## Exercise goal
Only the lines from the top of the records below through the line containing "const purpleHigh = [6.87, 6.2, 8.6, 10.5];" should be printed, exactly and without pictures.

(Code that draws figures)
_ _ _ _ _ _ _

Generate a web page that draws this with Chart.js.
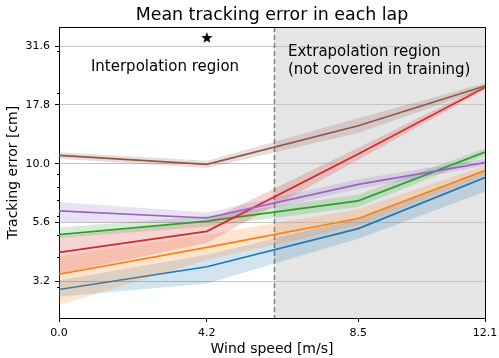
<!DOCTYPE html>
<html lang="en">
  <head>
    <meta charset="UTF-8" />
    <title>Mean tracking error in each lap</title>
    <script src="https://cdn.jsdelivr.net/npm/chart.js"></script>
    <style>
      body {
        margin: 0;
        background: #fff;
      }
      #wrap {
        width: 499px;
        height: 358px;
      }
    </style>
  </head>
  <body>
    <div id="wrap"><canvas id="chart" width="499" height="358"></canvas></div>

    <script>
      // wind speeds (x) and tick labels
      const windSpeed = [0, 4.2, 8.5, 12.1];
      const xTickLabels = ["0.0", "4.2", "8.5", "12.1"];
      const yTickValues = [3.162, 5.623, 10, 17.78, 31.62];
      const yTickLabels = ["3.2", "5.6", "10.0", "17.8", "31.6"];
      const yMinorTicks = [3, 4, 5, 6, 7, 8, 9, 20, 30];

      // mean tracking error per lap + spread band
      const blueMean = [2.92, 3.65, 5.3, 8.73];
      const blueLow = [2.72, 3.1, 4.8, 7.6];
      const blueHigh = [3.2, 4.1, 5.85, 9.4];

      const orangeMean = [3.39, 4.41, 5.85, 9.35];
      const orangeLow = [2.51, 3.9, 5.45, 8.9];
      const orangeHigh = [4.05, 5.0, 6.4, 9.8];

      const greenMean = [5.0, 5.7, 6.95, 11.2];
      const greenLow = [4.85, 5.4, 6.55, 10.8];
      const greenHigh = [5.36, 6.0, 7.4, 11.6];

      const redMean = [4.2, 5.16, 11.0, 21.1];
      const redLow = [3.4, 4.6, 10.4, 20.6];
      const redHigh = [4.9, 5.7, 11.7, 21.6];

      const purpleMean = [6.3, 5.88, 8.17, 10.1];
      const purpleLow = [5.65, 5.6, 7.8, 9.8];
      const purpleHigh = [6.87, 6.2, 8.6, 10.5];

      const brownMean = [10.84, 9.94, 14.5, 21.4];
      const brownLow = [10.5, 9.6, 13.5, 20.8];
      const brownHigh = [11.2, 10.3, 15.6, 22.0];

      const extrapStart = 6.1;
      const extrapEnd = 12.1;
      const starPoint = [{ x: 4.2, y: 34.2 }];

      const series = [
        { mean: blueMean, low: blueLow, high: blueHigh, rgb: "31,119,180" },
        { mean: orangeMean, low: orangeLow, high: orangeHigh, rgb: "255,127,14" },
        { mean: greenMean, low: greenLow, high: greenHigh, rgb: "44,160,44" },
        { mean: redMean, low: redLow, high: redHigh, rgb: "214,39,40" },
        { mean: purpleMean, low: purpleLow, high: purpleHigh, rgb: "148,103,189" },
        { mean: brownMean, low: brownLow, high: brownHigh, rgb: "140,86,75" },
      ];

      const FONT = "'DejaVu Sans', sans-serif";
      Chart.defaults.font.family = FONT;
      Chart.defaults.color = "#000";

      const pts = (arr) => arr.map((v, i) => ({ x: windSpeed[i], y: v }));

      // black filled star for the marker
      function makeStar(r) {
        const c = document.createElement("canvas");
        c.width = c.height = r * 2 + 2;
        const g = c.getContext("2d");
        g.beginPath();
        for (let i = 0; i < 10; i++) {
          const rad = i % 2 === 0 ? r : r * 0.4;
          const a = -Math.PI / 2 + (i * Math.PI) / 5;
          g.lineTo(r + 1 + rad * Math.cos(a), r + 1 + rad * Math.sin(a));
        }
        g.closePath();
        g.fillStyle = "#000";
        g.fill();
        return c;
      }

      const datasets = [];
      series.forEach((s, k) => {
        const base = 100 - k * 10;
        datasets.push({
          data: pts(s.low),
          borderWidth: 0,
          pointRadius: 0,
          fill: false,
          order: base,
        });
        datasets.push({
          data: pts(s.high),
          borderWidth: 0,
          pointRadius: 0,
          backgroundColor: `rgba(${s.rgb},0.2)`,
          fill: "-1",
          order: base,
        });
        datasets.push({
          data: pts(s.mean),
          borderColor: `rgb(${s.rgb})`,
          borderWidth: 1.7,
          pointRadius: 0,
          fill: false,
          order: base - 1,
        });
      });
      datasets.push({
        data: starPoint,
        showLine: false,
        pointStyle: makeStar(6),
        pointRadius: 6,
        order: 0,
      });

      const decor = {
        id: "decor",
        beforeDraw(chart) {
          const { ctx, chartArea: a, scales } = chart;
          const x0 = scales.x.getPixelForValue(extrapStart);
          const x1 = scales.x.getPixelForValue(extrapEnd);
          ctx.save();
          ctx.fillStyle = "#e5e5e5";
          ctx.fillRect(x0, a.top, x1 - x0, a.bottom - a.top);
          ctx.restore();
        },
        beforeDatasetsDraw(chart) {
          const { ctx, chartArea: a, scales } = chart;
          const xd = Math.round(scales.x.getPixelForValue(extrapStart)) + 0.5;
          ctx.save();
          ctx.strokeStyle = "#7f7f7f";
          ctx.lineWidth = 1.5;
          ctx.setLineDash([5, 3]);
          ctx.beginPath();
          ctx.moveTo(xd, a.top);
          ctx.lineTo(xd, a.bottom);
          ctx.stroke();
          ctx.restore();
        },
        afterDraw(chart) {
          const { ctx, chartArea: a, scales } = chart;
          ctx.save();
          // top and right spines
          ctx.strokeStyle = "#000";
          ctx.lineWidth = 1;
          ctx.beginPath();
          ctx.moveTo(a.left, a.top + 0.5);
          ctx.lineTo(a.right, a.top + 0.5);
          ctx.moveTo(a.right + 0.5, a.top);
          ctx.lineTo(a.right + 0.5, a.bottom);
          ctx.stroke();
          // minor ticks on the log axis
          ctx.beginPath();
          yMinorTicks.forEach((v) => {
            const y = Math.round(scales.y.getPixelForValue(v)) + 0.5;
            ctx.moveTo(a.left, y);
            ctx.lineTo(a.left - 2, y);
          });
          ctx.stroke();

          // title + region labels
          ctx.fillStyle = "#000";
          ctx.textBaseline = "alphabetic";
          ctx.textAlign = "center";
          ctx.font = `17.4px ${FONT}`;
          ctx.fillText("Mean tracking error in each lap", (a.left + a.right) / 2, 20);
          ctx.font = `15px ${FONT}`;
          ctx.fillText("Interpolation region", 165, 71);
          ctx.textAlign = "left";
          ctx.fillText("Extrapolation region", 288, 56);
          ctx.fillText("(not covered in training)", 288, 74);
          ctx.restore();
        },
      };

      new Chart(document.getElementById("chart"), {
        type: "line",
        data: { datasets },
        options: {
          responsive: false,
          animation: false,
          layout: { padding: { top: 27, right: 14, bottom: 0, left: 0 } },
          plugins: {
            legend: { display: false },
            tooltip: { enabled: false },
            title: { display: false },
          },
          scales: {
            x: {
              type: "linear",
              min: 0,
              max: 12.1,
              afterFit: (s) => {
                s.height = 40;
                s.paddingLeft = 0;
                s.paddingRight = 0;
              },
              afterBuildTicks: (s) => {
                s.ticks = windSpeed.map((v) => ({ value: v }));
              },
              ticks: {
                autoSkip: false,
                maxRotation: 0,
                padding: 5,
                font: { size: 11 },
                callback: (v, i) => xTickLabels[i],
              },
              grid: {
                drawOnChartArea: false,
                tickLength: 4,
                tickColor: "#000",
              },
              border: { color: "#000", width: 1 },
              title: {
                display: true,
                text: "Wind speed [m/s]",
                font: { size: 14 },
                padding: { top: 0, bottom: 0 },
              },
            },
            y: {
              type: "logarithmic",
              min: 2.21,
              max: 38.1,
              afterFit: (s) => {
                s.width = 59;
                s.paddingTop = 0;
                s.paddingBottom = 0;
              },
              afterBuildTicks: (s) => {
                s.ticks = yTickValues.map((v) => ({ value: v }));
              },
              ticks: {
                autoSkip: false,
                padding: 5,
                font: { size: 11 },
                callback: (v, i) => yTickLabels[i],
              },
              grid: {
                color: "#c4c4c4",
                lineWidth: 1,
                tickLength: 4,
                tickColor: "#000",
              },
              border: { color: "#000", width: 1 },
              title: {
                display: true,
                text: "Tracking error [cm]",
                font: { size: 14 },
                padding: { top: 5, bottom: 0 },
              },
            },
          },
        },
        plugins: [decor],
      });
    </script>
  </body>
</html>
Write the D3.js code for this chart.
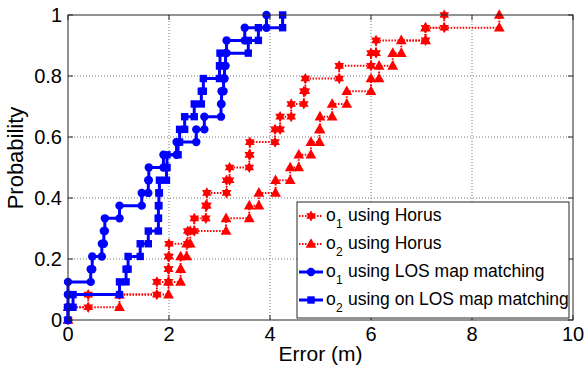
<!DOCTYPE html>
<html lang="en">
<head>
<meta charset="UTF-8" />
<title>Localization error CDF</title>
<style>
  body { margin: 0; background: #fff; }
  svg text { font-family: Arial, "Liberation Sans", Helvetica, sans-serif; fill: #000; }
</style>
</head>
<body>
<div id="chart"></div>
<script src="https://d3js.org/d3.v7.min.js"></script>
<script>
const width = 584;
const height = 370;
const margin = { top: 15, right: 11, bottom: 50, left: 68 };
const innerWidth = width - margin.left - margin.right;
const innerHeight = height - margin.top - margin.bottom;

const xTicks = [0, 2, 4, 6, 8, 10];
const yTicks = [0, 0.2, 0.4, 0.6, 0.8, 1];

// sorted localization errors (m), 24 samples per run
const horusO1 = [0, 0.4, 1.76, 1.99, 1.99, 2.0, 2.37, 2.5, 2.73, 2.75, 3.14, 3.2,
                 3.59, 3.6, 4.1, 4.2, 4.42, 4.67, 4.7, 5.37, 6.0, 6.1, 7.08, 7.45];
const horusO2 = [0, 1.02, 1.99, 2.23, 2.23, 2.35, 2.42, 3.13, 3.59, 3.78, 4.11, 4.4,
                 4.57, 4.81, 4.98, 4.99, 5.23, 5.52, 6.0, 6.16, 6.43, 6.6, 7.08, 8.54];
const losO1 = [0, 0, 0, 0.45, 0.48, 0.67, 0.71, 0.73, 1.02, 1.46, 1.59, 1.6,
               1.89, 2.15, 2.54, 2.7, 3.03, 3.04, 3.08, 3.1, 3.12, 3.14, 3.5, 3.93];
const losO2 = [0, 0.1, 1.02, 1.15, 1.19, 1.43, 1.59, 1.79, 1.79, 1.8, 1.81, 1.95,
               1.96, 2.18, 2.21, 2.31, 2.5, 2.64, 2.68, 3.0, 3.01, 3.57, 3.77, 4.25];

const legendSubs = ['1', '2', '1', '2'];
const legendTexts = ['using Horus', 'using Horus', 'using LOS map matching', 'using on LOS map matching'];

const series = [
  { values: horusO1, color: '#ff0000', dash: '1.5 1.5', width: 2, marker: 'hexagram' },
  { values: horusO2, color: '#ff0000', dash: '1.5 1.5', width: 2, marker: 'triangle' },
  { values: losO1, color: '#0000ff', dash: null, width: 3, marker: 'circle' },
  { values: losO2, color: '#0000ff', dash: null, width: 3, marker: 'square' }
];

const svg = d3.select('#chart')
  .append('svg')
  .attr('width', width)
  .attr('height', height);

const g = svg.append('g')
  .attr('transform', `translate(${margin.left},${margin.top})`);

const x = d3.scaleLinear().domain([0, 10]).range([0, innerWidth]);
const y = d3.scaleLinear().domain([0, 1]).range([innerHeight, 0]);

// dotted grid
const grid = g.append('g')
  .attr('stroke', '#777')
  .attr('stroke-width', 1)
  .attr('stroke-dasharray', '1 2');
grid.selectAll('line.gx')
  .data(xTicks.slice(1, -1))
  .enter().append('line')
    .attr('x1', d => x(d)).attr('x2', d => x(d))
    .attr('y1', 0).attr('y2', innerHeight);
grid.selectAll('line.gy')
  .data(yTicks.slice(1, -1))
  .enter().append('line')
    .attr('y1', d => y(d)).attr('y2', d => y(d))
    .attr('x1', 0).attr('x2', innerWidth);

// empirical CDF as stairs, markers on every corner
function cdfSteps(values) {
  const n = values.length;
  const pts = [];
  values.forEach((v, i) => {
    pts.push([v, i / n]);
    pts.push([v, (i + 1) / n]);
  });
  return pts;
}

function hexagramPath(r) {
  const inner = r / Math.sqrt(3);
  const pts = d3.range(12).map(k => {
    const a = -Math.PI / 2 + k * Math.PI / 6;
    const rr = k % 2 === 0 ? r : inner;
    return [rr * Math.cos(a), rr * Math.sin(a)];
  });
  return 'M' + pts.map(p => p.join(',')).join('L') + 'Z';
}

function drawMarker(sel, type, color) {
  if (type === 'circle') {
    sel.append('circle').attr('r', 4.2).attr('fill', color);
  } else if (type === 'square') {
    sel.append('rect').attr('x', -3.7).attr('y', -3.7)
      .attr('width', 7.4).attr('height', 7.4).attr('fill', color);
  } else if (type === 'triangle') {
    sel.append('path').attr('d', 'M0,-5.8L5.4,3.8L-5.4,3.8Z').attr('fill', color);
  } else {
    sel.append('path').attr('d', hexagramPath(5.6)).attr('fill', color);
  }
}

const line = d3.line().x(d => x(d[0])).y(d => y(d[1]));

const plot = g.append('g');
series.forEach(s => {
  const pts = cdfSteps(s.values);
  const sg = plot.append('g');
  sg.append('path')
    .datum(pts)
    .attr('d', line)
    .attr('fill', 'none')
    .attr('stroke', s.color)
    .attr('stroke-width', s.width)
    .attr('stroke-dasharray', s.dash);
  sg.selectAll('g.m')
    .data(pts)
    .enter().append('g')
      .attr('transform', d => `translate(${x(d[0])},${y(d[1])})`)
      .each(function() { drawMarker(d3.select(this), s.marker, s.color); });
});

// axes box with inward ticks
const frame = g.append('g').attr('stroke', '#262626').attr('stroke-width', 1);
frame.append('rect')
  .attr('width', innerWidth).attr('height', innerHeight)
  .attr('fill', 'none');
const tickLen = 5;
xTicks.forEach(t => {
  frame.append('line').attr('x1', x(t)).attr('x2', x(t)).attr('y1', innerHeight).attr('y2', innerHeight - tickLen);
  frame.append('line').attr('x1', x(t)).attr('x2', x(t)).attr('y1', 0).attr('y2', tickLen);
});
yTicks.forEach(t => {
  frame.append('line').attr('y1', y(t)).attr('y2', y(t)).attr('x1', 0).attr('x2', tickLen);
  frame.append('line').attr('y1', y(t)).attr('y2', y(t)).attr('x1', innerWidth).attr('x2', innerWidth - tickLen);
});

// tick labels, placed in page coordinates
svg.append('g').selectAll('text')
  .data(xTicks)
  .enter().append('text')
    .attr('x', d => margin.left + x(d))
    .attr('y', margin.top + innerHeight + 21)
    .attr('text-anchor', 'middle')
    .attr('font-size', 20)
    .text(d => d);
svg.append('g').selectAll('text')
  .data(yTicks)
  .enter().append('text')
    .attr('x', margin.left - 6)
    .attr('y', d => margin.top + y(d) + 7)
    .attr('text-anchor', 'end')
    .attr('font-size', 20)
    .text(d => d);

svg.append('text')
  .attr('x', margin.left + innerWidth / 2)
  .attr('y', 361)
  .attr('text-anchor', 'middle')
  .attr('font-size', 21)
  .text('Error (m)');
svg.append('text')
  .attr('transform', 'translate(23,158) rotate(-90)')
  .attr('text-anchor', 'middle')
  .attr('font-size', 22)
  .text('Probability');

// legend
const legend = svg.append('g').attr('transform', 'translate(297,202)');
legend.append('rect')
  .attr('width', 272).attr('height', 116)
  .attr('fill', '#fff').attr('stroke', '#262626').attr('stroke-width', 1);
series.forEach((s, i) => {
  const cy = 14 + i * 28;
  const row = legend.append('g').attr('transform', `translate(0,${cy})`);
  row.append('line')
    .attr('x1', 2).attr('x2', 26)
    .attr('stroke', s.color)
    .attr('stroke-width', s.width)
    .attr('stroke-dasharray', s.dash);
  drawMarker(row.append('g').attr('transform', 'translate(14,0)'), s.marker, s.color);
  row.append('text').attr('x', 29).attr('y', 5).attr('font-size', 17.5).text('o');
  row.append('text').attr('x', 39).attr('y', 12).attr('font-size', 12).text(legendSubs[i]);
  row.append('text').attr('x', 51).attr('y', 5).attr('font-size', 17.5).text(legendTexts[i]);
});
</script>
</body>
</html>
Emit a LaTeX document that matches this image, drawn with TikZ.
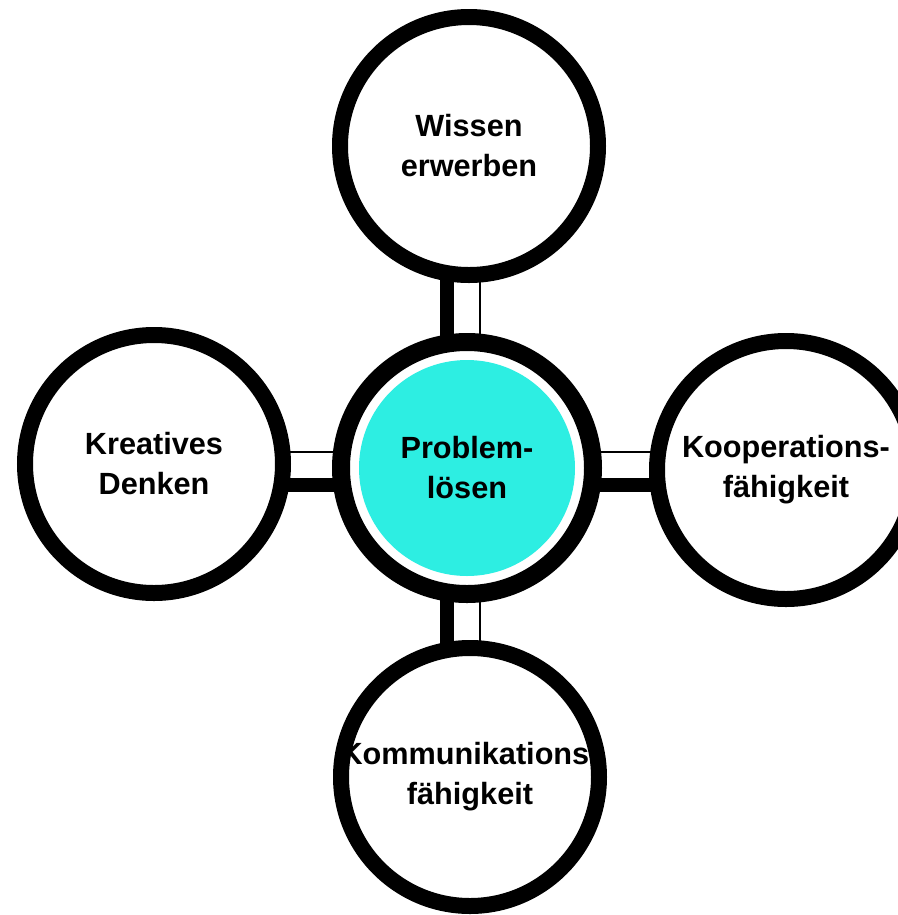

_ _ _ _ _ _ _

## Result of this task
Generate a web page that draws this with Chart.js.
<!DOCTYPE html>
<html lang="en">
  <head>
    <meta charset="UTF-8" />
    <title>Mean tracking error in each lap</title>
    <script src="https://cdn.jsdelivr.net/npm/chart.js"></script>
    <style>
      body {
        margin: 0;
        background: #fff;
      }
      #wrap {
        width: 499px;
        height: 358px;
      }
    </style>
  </head>
  <body>
    <div id="wrap"><canvas id="chart" width="499" height="358"></canvas></div>

    <script>
      // wind speeds (x) and tick labels
      const windSpeed = [0, 4.2, 8.5, 12.1];
      const xTickLabels = ["0.0", "4.2", "8.5", "12.1"];
      const yTickValues = [3.162, 5.623, 10, 17.78, 31.62];
      const yTickLabels = ["3.2", "5.6", "10.0", "17.8", "31.6"];
      const yMinorTicks = [3, 4, 5, 6, 7, 8, 9, 20, 30];

      // mean tracking error per lap + spread band
      const blueMean = [2.92, 3.65, 5.3, 8.73];
      const blueLow = [2.72, 3.1, 4.8, 7.6];
      const blueHigh = [3.2, 4.1, 5.85, 9.4];

      const orangeMean = [3.39, 4.41, 5.85, 9.35];
      const orangeLow = [2.51, 3.9, 5.45, 8.9];
      const orangeHigh = [4.05, 5.0, 6.4, 9.8];

      const greenMean = [5.0, 5.7, 6.95, 11.2];
      const greenLow = [4.85, 5.4, 6.55, 10.8];
      const greenHigh = [5.36, 6.0, 7.4, 11.6];

      const redMean = [4.2, 5.16, 11.0, 21.1];
      const redLow = [3.4, 4.6, 10.4, 20.6];
      const redHigh = [4.9, 5.7, 11.7, 21.6];

      const purpleMean = [6.3, 5.88, 8.17, 10.1];
      const purpleLow = [5.65, 5.6, 7.8, 9.8];
      const purpleHigh = [6.87, 6.2, 8.6, 10.5];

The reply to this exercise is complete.